The 2008 SEA Book Prize Winners!
The Society for Economic Anthropology is very pleased to announce the Co-winners of the 2008 SEA Book Prize:
Carolyn Nordstrom for her book: Global Outlaws: Crime, money and power in the Contemporary World, published in 2007 by the University of California Press.
AND
Richard Wilk for his book: Home Cooking in the Global Village: Caribbean Food from Buccaneers to Ecotourists, published in 2006 by Berg Publishers.
The 2008 book award committee considered seven books published since 2006, and were tied between these two excellent monographs (see comments below about the strengths of each volume). The SEA book prize is given every two years to the best (non-edited) book in economic anthropology published in the 2 years previous to the award year. Book author(s) must be SEA members for submission. The book prize includes a $500 award, given at the Spring (2009) SEA meetings in Los Angeles.

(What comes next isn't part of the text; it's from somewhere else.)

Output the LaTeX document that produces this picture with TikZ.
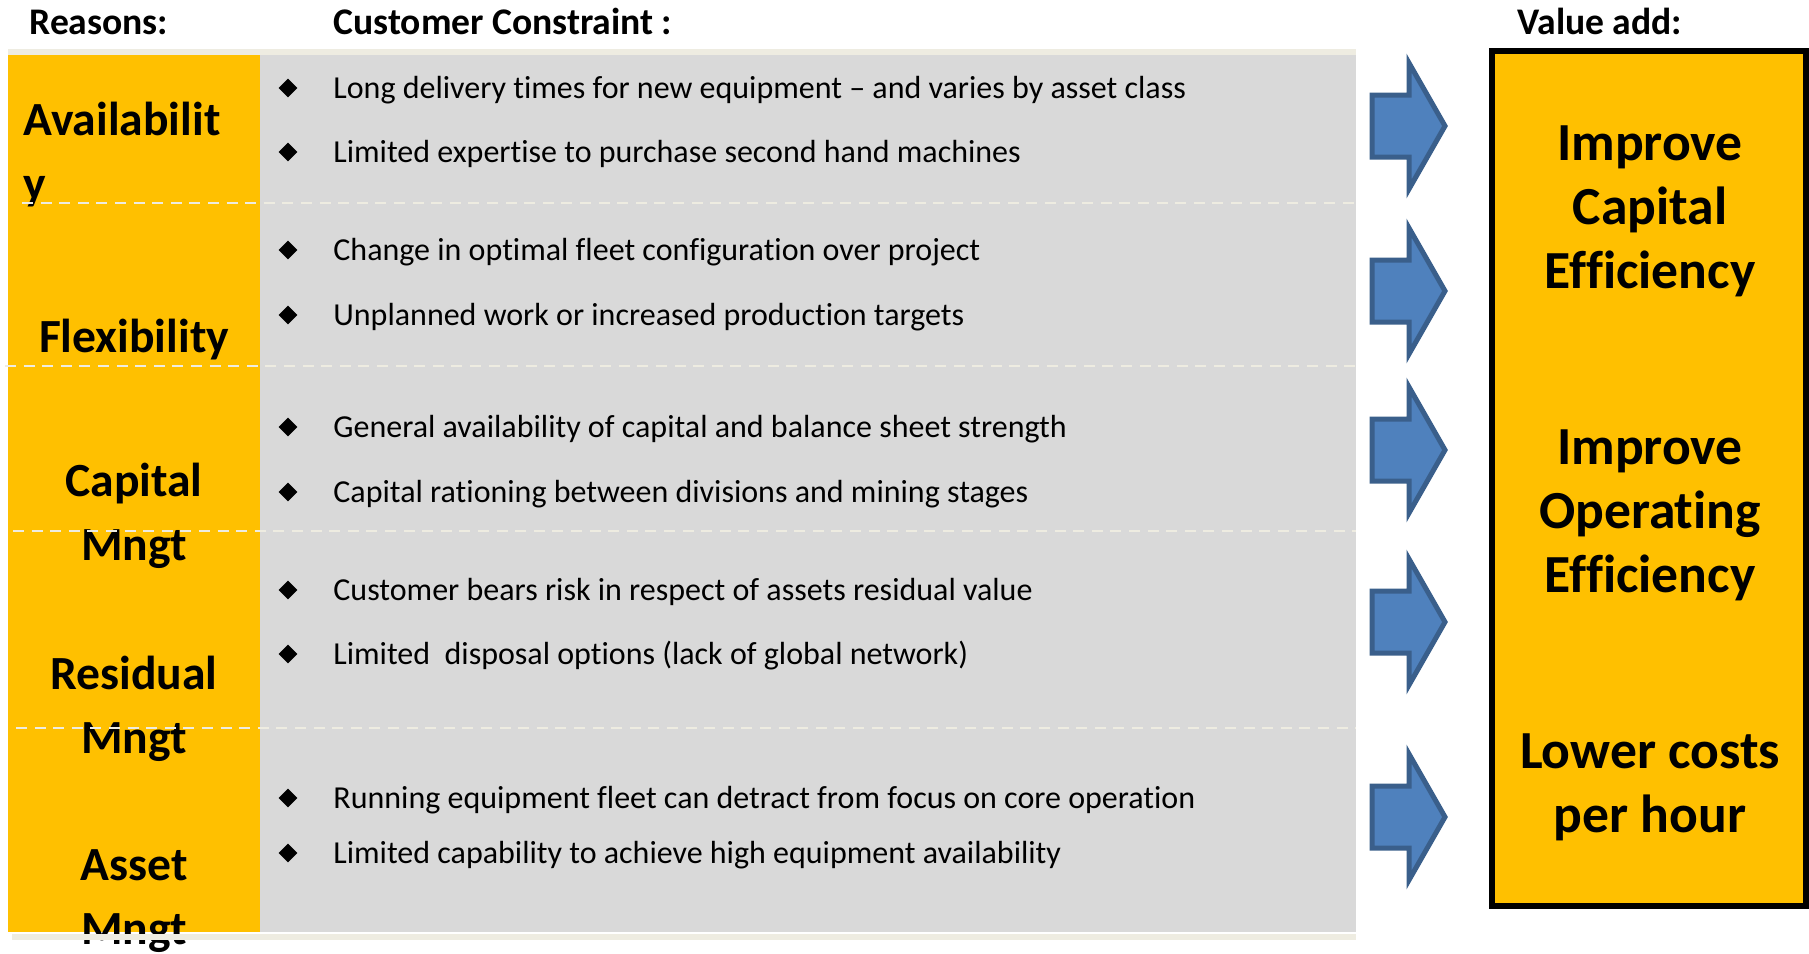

The committee members were: Christina Garsten, Art Murphy, Faidra Papavasiliou, Paul Rivera, and Lisa Cliggett (chair).
Comments from judges on each book:
Carolyn Nordstrom - Global Outlaws: Crime, money and power in the Contemporary World. 2007 University of California Press.

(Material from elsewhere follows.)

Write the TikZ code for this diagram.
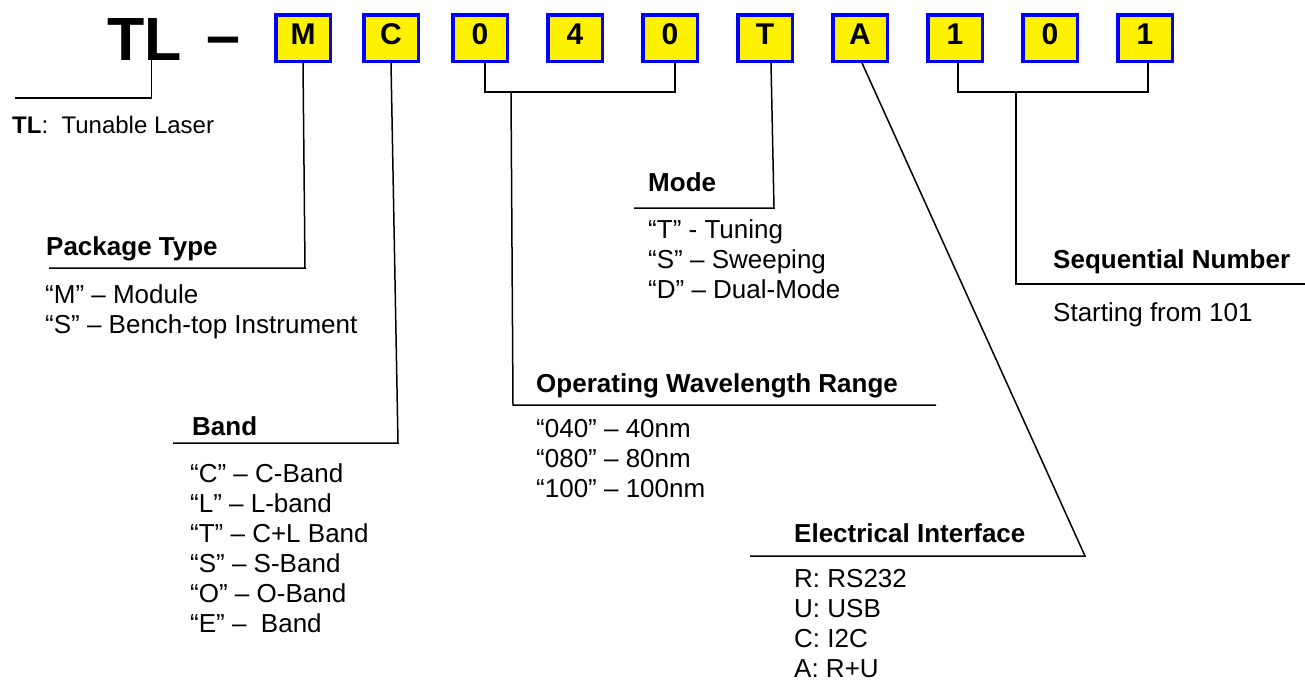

“The book captures the powerful confluence of the extra-legal market globalization and advanced technology and shows how the local is weaved into transnational influences and inter-relationships. The book explores the trade in commodities that shape the illegal and the informal, from blood diamonds and arms through drugs and exotica to staples of life such as food and oil. Nordstrom brings out the values, ethics and morals surrounding the illegal and the informal and illuminates the complexities and contradictions around them. A courageously sharp and insightful book on the shadow side of global trade!”

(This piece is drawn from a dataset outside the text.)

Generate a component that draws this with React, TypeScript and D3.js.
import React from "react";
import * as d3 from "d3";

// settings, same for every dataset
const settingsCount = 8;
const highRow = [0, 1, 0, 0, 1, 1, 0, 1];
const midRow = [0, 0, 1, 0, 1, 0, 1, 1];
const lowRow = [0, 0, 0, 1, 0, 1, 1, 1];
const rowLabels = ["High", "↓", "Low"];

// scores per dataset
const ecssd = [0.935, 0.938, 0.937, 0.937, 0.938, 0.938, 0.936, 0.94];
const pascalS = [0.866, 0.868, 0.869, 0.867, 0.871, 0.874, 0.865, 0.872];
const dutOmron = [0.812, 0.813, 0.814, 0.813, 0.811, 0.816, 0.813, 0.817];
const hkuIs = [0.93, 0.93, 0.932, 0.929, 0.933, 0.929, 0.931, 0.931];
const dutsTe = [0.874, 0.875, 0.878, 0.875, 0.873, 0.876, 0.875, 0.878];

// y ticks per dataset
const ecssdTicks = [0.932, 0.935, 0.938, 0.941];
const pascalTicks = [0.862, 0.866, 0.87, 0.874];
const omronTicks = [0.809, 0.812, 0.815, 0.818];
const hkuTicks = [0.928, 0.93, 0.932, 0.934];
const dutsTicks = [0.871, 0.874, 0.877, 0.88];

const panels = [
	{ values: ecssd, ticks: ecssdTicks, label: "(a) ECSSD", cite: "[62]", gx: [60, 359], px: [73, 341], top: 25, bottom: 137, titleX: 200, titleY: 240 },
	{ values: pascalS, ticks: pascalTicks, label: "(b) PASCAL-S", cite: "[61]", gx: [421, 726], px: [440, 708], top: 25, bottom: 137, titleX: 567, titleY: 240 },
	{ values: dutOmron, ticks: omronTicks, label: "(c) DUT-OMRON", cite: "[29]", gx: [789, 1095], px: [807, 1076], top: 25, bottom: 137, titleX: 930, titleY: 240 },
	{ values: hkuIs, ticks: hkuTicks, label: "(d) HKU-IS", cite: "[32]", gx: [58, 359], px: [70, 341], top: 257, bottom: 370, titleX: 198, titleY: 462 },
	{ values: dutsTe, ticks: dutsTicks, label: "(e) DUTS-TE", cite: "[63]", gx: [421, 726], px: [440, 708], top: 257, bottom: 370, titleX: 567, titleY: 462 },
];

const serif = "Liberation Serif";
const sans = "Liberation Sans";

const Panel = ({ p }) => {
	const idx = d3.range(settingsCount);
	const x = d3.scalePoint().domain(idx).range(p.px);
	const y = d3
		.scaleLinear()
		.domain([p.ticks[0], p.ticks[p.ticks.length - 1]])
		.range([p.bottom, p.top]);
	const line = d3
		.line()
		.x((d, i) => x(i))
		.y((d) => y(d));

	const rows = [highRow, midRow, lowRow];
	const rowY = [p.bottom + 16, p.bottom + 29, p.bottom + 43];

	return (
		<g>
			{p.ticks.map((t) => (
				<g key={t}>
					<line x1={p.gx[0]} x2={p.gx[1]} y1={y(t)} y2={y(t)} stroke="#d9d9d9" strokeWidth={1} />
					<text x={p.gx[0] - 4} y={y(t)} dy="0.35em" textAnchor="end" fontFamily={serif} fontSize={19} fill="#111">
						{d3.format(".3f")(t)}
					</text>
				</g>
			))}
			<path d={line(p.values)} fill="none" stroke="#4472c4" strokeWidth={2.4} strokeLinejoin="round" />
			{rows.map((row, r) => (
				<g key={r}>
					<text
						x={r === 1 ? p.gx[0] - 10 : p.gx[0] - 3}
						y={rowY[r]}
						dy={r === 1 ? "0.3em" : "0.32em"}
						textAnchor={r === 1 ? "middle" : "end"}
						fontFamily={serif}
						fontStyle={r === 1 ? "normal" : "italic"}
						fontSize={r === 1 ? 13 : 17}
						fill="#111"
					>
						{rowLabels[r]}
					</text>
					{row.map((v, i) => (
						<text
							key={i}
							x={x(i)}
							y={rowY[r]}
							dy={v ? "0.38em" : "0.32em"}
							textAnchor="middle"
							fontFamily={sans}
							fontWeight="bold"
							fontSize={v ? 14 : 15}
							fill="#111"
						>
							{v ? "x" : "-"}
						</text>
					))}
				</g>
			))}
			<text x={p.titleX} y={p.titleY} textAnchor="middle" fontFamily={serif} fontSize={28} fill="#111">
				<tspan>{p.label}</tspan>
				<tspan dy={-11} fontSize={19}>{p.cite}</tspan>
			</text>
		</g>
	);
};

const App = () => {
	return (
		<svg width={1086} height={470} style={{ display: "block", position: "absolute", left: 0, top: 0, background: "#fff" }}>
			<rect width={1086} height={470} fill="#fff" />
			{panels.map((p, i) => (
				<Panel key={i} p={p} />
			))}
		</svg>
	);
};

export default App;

“Nordstrom's book, I found fascinating and engaging reading, full of nice case studies and an intriguing expose' of aspects of the economy that few of us get to experience.”
“I found this to be a great empirical work on global trade flows, doing an excellent job in two things: demonstrating the scope and nature of "global interconnections" through trade at both the small and large scale (from street kids to mega corporations, and all sorts of other steps in between), and showing the grey lines between "legal" and "illicit," left in the space between market and regulation, and addressing the issue of "security" in a very incisive way. I feel it shows the significance of economic anthropology today, in a manner that is highly interesting, engaging and readable. This book will be a great addition to both undergraduate and graduate classes on globalization and/or economic anthropology.”
Richard Wilk – Home Cooking in the Global Village: Caribbean Food from Buccaneers to Ecotourists. 2006 Berg Publishers.
“This book conveys the workings of globalization through a careful description of changes in everyday life in Belize. Wilk shows how local politics are related to international relations through food; how local diet, culture and economy interact with larger transnational processes. Using various notions of cultural crossovers, such as creolization, blending and fusion, Wilk shows how the Caribbean is unique but also like every other part of the world – simultaneously local, distinct and individual, and typical, global and anonymous. A wonderfully insightful and enjoyable book on food in the global marketplace!”
“The Wilk book is very readable yet rigorous, certainly a practical text that I plan to use in my own classes. I particularly enjoyed the unique lens he provided for viewing culture and economy. …. Wilk also has an excellent treatment of economic concepts.”
“Wilk does an excellent job discussing extractive economies and their impact in shaping Belize and its cuisine, and his point that the traditional and the modern are produced together is an excellent and much needed one. Chapters of this book are excellent to use in class to discuss both the anthropology of food, and colonialism/post-colonialism/globalization.”
Past Recipients of the SEA Book Prize
2006 Winner:
Theodore C. Bestor (Harvard University) — Tsukiji: The Fish Market at the Center of the Word. University of California Press (2004)
2003 Winner:
Karen Tranberg Hansen (Northwestern University) — Salaula: The World of Secondhand Clothing in Zambia. University of Chicago Press (2000).
2003 Honorable Mention: (unranked in alphabetical order)
Rudi Colloredo-Mansfeld (University of Iowa) — The Native Leisure Class: Consumption and Creativity in the Andes. University of Chicago Press (1999).
Marc Edelman (City Univeristy of New York) — Peasants Against Globalization: Rural Social Movements in Costa Rica. Stanford University Press (1999).
William Fisher (College of William and Mary) — Rain Forest Exchanges: Industry and Community on an Amazonian Frontier. Smithsonian Institution Press (2000).
Carla Freman (Emory University) — High Tech and High Heels in the Global Economy: Women, Work, and Pink-Collar Identity in the Caribbean. Duke University Press (2000).